The HTC 8S has a non-removable 1700mAh battery. This is a fairly standard capacity for a phone of this size, and in our experience Windows Phone has offered better power management than, say, Anrdroid.
You’ll get a full day’s charge out of the phone, but moderate-to-heavy users are still some way off the smartphone Holy Grail of two-day use. As ever, switch off 3G and you’ll sail through two days easily enough.
Next to the other Windows Phone 8 handsets currently available, the HTC 8S looks like a bit of a bargain. It’s prettier than the comparably-priced Nokia Lumia 620, and also compares well with many rival Androids, especially in design terms.
However, it is significantly hamstrung by its limited internal memory, and while Windows Phone 8 is a joy to use in many respects, many of its old problems remain.

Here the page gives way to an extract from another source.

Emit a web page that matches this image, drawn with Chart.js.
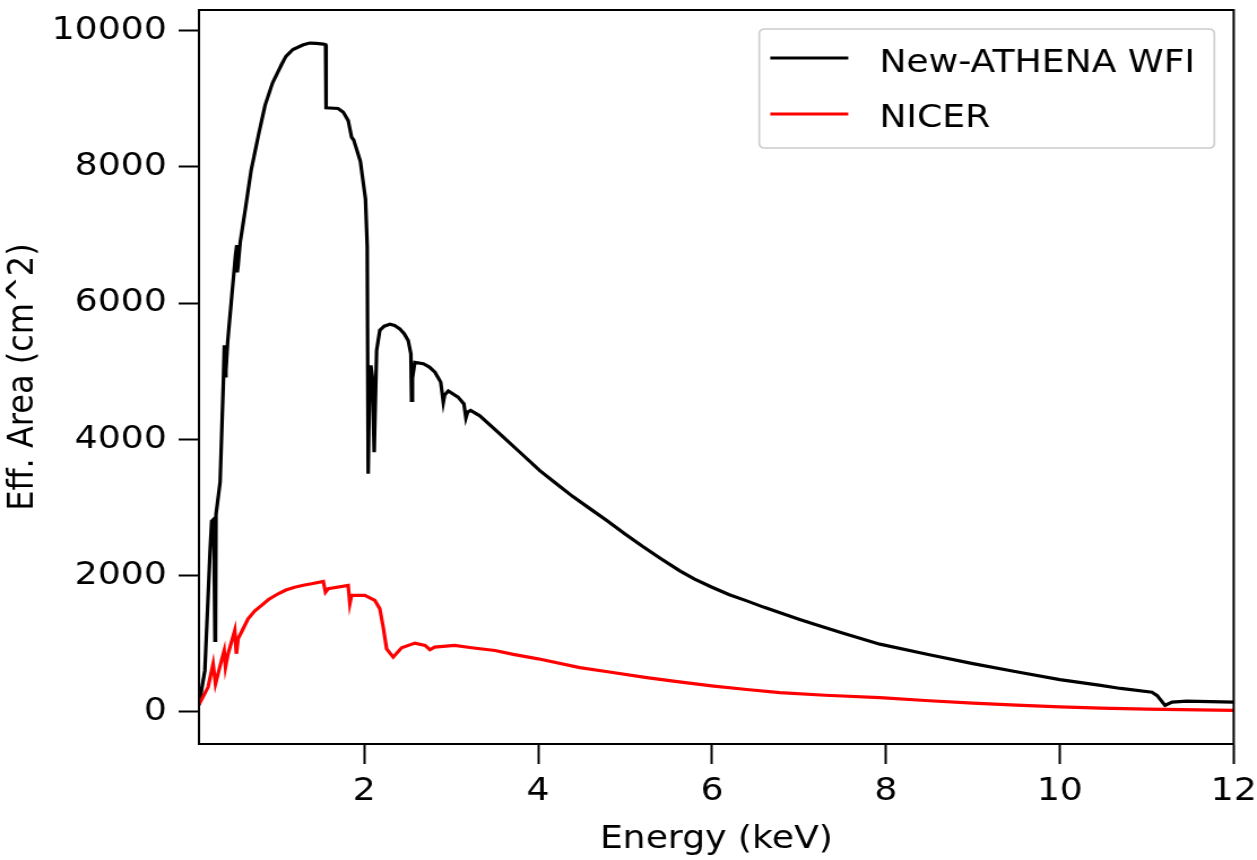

App developer support is a problem, and that Windows Phone 8 has made this even worse when it’s not all that much different from Windows Phone 7 feels unnecessary.
The HTC 8S is an attractive early entry to the world of the new Windows OS. It looks and feels great, and sells at a very reasonable price. It also has the power to make Windows Phone 8 as quick as it should be, aside from the occasional glitch. Look too close, though, and you’ll realise there are a few tasty bits you miss out on. 4GB of internal memory isn’t enough for the system to thrive on, there’s no user-facing camera and the lack of NFC will lock your out of some potentially exciting future developments in Windows Phone 8.